[begin Task input]
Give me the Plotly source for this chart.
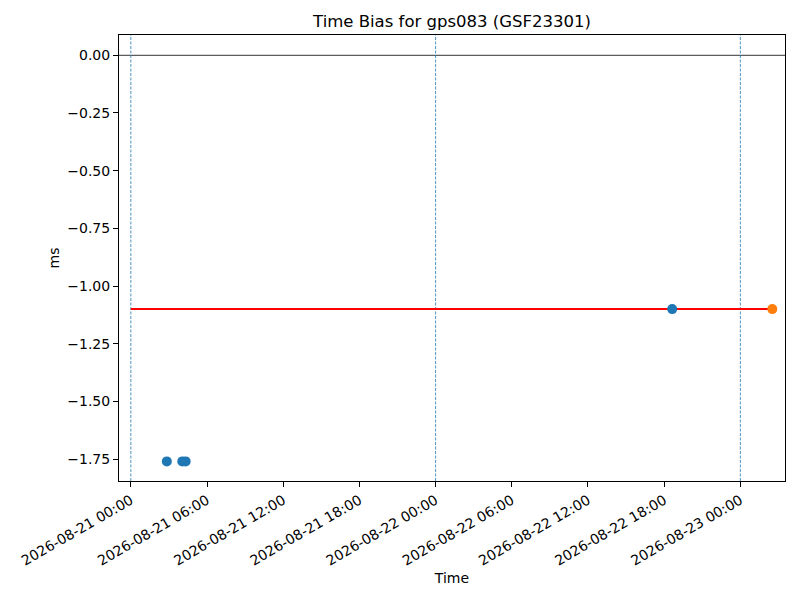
import plotly.graph_objects as go

# Data
blue_times = ["2026-08-21 02:50", "2026-08-21 04:03", "2026-08-21 04:19", "2026-08-22 18:38"]
blue_values = [-1.76, -1.76, -1.76, -1.10]
orange_times = ["2026-08-23 02:31"]
orange_values = [-1.10]
red_line_times = ["2026-08-21 00:00", "2026-08-23 02:31"]
red_line_values = [-1.10, -1.10]
day_lines = ["2026-08-21 00:00", "2026-08-22 00:00", "2026-08-23 00:00"]
x_range = ["2026-08-20 23:04", "2026-08-23 03:31"]
y_range = [-1.845, 0.088]
y_ticks = [0.0, -0.25, -0.5, -0.75, -1.0, -1.25, -1.5, -1.75]

FONT = "DejaVu Sans"
W, H = 792, 592  # page body has an 8px margin
fig = go.Figure()

fig.add_trace(go.Scatter(x=red_line_times, y=red_line_values, mode="lines",
                         line=dict(color="red", width=2), showlegend=False))
fig.add_trace(go.Scatter(x=blue_times, y=blue_values, mode="markers",
                         marker=dict(color="#1f77b4", size=10), showlegend=False))
fig.add_trace(go.Scatter(x=orange_times, y=orange_values, mode="markers",
                         marker=dict(color="#ff7f0e", size=10), showlegend=False))

# horizontal zero line
fig.add_hline(y=0, line=dict(color="black", width=0.8), layer="below")
for d in day_lines:
    fig.add_vline(x=d, line=dict(color="#1f77b4", width=0.8, dash="3px,1.5px"), layer="below")

axis_common = dict(showgrid=False, zeroline=False, showline=True, linecolor="black",
                   linewidth=1, mirror=True, ticks="outside", ticklen=5, tickwidth=1,
                   tickcolor="black", automargin=False,
                   tickfont=dict(family=FONT, size=14, color="black"))

fig.update_layout(
    width=W, height=H,
    margin=dict(l=111, r=15, t=27, b=119, autoexpand=False),
    paper_bgcolor="white", plot_bgcolor="white",
    font=dict(family=FONT, size=14, color="black"),
    title=dict(text="Time Bias for gps083 (GSF23301)", x=444 / W, xanchor="center",
               y=1 - 13 / H, yanchor="middle", automargin=False,
               font=dict(family=FONT, size=16.5, color="black")),
    xaxis=dict(type="date", range=x_range, tick0="2026-08-21 00:00", dtick=6 * 3600 * 1000,
               tickformat="%Y-%m-%d %H:%M", tickangle=-30,
               title=dict(text="Time", font=dict(family=FONT, size=14), standoff=5),
               **axis_common),
    yaxis=dict(range=y_range, tickvals=y_ticks, tickformat=".2f",
               title=dict(text="ms", font=dict(family=FONT, size=14), standoff=4),
               **axis_common),
)

fig.write_html("out.html")
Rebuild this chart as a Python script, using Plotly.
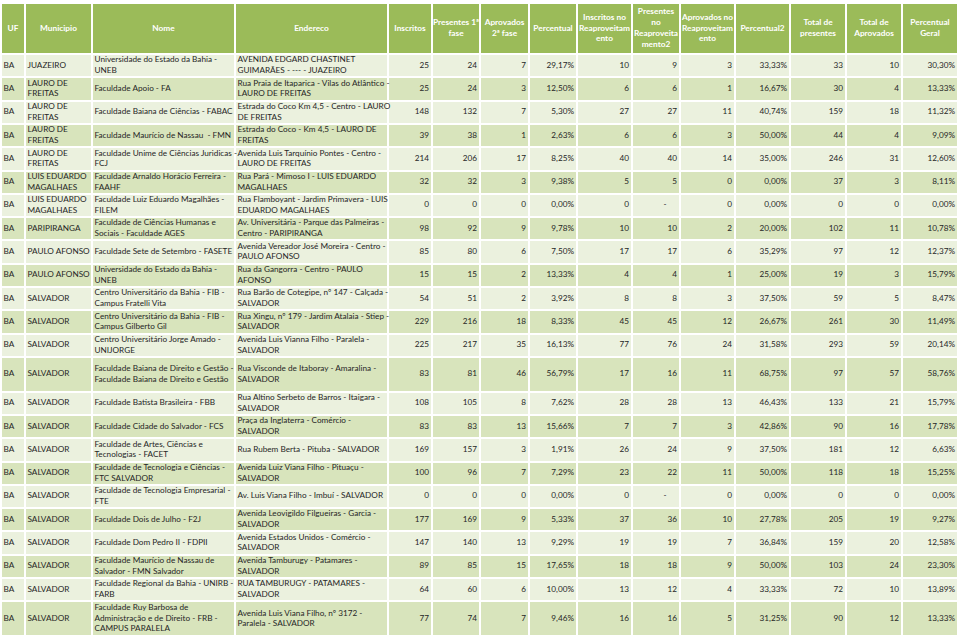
import plotly.graph_objects as go

# ---------------- data ----------------
headers = ["UF", "Municipio", "Nome", "Endereco", "Inscritos", "Presentes 1ª<br>fase",
           "Aprovados<br>2ª fase", "Percentual", "Inscritos no<br>Reaproveitam<br>ento",
           "Presentes<br>no<br>Reaproveita<br>mento2", "Aprovados no<br>Reaproveitam<br>ento",
           "Percentual2", "Total de<br>presentes", "Total de<br>Aprovados", "Percentual<br>Geral"]

uf = ["BA"] * 24

municipio = ["JUAZEIRO", "LAURO DE<br>FREITAS", "LAURO DE<br>FREITAS", "LAURO DE<br>FREITAS",
             "LAURO DE<br>FREITAS", "LUIS EDUARDO<br>MAGALHAES", "LUIS EDUARDO<br>MAGALHAES",
             "PARIPIRANGA", "PAULO AFONSO", "PAULO AFONSO", "SALVADOR", "SALVADOR", "SALVADOR",
             "SALVADOR", "SALVADOR", "SALVADOR", "SALVADOR", "SALVADOR", "SALVADOR", "SALVADOR",
             "SALVADOR", "SALVADOR", "SALVADOR", "SALVADOR"]

nome = ["Universidade do Estado da Bahia -<br>UNEB",
        "Faculdade Apoio - FA",
        "Faculdade Baiana de Ciências - FABAC",
        "Faculdade Maurício de Nassau  - FMN",
        "Faculdade Unime de Ciências Juridicas -<br>FCJ",
        "Faculdade Arnaldo Horácio Ferreira -<br>FAAHF",
        "Faculdade Luiz Eduardo Magalhães -<br>FILEM",
        "Faculdade de Ciências Humanas e<br>Sociais - Faculdade AGES",
        "Faculdade Sete de Setembro - FASETE",
        "Universidade do Estado da Bahia -<br>UNEB",
        "Centro Universitário da Bahia - FIB -<br>Campus Fratelli Vita",
        "Centro Universitário da Bahia - FIB -<br>Campus Gilberto Gil",
        "Centro Universitário Jorge Amado -<br>UNIJORGE",
        "Faculdade Baiana de Direito e Gestão -<br>Faculdade Baiana de Direito e Gestão",
        "Faculdade Batista Brasileira - FBB",
        "Faculdade Cidade do Salvador - FCS",
        "Faculdade de Artes, Ciências e<br>Tecnologias - FACET",
        "Faculdade de Tecnologia e Ciências -<br>FTC SALVADOR",
        "Faculdade de Tecnologia Empresarial -<br>FTE",
        "Faculdade Dois de Julho - F2J",
        "Faculdade Dom Pedro II - FDPII",
        "Faculdade Maurício de Nassau de<br>Salvador - FMN Salvador",
        "Faculdade Regional da Bahia - UNIRB -<br>FARB",
        "Faculdade Ruy Barbosa de<br>Administração e de Direito - FRB -<br>CAMPUS PARALELA"]

endereco = ["AVENIDA EDGARD CHASTINET<br>GUIMARÃES - --- - JUAZEIRO",
            "Rua Praia de Itaparica - Vilas do Atlântico -<br>LAURO DE FREITAS",
            "Estrada do Coco Km 4,5 - Centro - LAURO<br>DE FREITAS",
            "Estrada do Coco - Km 4,5 - LAURO DE<br>FREITAS",
            "Avenida Luis Tarquínio Pontes - Centro -<br>LAURO DE FREITAS",
            "Rua Pará - Mimoso I - LUIS EDUARDO<br>MAGALHAES",
            "Rua Flamboyant - Jardim Primavera - LUIS<br>EDUARDO MAGALHAES",
            "Av. Universitária - Parque das Palmeiras -<br>Centro - PARIPIRANGA",
            "Avenida Vereador José Moreira - Centro -<br>PAULO AFONSO",
            "Rua da Gangorra - Centro - PAULO<br>AFONSO",
            "Rua Barão de Cotegipe, nº 147 - Calçada -<br>SALVADOR",
            "Rua Xingu, nº 179 - Jardim Atalaia - Stiep -<br>SALVADOR",
            "Avenida Luis Vianna Filho - Paralela -<br>SALVADOR",
            "Rua Visconde de Itaboray - Amaralina -<br>SALVADOR",
            "Rua Altino Serbeto de Barros - Itaigara -<br>SALVADOR",
            "Praça da Inglaterra - Comércio -<br>SALVADOR",
            "Rua Rubem Berta - Pituba - SALVADOR",
            "Avenida Luiz Viana Filho - Pituaçu -<br>SALVADOR",
            "Av. Luis Viana Filho - Imbuí - SALVADOR",
            "Avenida Leovigildo Filgueiras - Garcia -<br>SALVADOR",
            "Avenida Estados Unidos - Comércio -<br>SALVADOR",
            "Avenida Tamburugy - Patamares -<br>SALVADOR",
            "RUA TAMBURUGY - PATAMARES -<br>SALVADOR",
            "Avenida Luis Viana Filho, nº 3172 -<br>Paralela - SALVADOR"]

inscritos = [25, 25, 148, 39, 214, 32, 0, 98, 85, 15, 54, 229, 225, 83, 108, 83, 169, 100, 0, 177, 147, 89, 64, 77]
presentes_1fase = [24, 24, 132, 38, 206, 32, 0, 92, 80, 15, 51, 216, 217, 81, 105, 83, 157, 96, 0, 169, 140, 85, 60, 74]
aprovados_2fase = [7, 3, 7, 1, 17, 3, 0, 9, 6, 2, 2, 18, 35, 46, 8, 13, 3, 7, 0, 9, 13, 15, 6, 7]
percentual = [29.17, 12.50, 5.30, 2.63, 8.25, 9.38, 0.00, 9.78, 7.50, 13.33, 3.92, 8.33, 16.13, 56.79,
              7.62, 15.66, 1.91, 7.29, 0.00, 5.33, 9.29, 17.65, 10.00, 9.46]
inscritos_reap = [10, 6, 27, 6, 40, 5, 0, 10, 17, 4, 8, 45, 77, 17, 28, 7, 26, 23, 0, 37, 19, 18, 13, 16]
presentes_reap = [9, 6, 27, 6, 40, 5, None, 10, 17, 4, 8, 45, 76, 16, 28, 7, 24, 22, None, 36, 19, 18, 12, 16]
aprovados_reap = [3, 1, 11, 3, 14, 0, 0, 2, 6, 1, 3, 12, 24, 11, 13, 3, 9, 11, 0, 10, 7, 9, 4, 5]
percentual2 = [33.33, 16.67, 40.74, 50.00, 35.00, 0.00, 0.00, 20.00, 35.29, 25.00, 37.50, 26.67, 31.58, 68.75,
               46.43, 42.86, 37.50, 50.00, 0.00, 27.78, 36.84, 50.00, 33.33, 31.25]
total_presentes = [33, 30, 159, 44, 246, 37, 0, 102, 97, 19, 59, 261, 293, 97, 133, 90, 181, 118, 0, 205, 159, 103, 72, 90]
total_aprovados = [10, 4, 18, 4, 31, 3, 0, 11, 12, 3, 5, 30, 59, 57, 21, 16, 12, 18, 0, 19, 20, 24, 10, 12]
percentual_geral = [30.30, 13.33, 11.32, 9.09, 12.60, 8.11, 0.00, 10.78, 12.37, 15.79, 8.47, 11.49, 20.14, 58.76,
                    15.79, 17.78, 6.63, 15.25, 0.00, 9.27, 12.58, 23.30, 13.89, 13.33]

# ---------------- layout / style ----------------
W, H = 960, 639
COL_W = [24, 67, 143, 153, 44, 48, 49, 48, 55, 48, 55, 55, 56, 56, 56]
LEFT0 = 1
HEADER_TOP, HEADER_H = 3, 51
ROW_H = 23.3
TALL_ROWS = {13: 34.7, 23: 35.0}
HDR_C, LIGHT_C, DARK_C = "#9BBB59", "#EBF1DE", "#D8E4BC"
TXT_C = "#262626"
FONT = "Lato"
FS = 8.2
HFS = 8.3
PAD_L, PAD_R = 2.5, 3

def pct(v):
    return f"{v:.2f}".replace(".", ",") + "%"

def num(v):
    return "-\u00a0\u00a0\u00a0\u00a0\u00a0" if v is None else str(v)

columns = [uf, municipio, nome, endereco,
           [num(v) for v in inscritos], [num(v) for v in presentes_1fase],
           [num(v) for v in aprovados_2fase], [pct(v) for v in percentual],
           [num(v) for v in inscritos_reap], [num(v) for v in presentes_reap],
           [num(v) for v in aprovados_reap], [pct(v) for v in percentual2],
           [num(v) for v in total_presentes], [num(v) for v in total_aprovados],
           [pct(v) for v in percentual_geral]]
left_aligned = [True, True, True, True] + [False] * 11

n_rows = len(uf)
x_edges = [LEFT0]
for w in COL_W:
    x_edges.append(x_edges[-1] + w)
y_edges = [HEADER_TOP, HEADER_TOP + HEADER_H]
for i in range(n_rows):
    y_edges.append(y_edges[-1] + TALL_ROWS.get(i, ROW_H))

z = [[0] * len(COL_W)] + [[1 if i % 2 == 0 else 2] * len(COL_W) for i in range(n_rows)]

fig = go.Figure()
fig.add_trace(go.Heatmap(x=x_edges, y=y_edges, z=z, zmin=0, zmax=2,
                         colorscale=[[0, HDR_C], [0.5, LIGHT_C], [1, DARK_C]],
                         showscale=False, xgap=2, ygap=2, hoverinfo="skip"))

row_centers = [(y_edges[i + 1] + y_edges[i + 2]) / 2 for i in range(n_rows)]
hdr_center = (y_edges[0] + y_edges[1]) / 2

for c, col in enumerate(columns):
    if left_aligned[c]:
        xs = [x_edges[c] + PAD_L] * n_rows
        pos = "middle right"
    else:
        xs = [x_edges[c + 1] - PAD_R] * n_rows
        pos = "middle left"
    fig.add_trace(go.Scatter(x=xs, y=row_centers, text=col, mode="text", textposition=pos,
                             textfont=dict(family=FONT, size=FS, color=TXT_C),
                             hoverinfo="skip", showlegend=False))

fig.add_trace(go.Scatter(x=[(x_edges[c] + x_edges[c + 1]) / 2 for c in range(len(COL_W))],
                         y=[hdr_center] * len(COL_W), text=headers, mode="text",
                         textposition="middle center",
                         textfont=dict(family=FONT, size=HFS, color="white", weight="bold"),
                         hoverinfo="skip", showlegend=False))

fig.update_layout(width=W, height=H, margin=dict(l=0, r=0, t=0, b=0),
                  paper_bgcolor="white", plot_bgcolor="white", showlegend=False,
                  xaxis=dict(range=[0, W], visible=False, fixedrange=True),
                  yaxis=dict(range=[H, 0], visible=False, fixedrange=True))

fig.write_html("out.html", config={"displayModeBar": False},
               post_script="document.body.style.margin='0';document.body.style.overflow='hidden';")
[end Task input]
Each line holding "chart" must be found and copied.

Give me the Plotly source for this chart.
Rebuild this chart as a Python script, using Plotly.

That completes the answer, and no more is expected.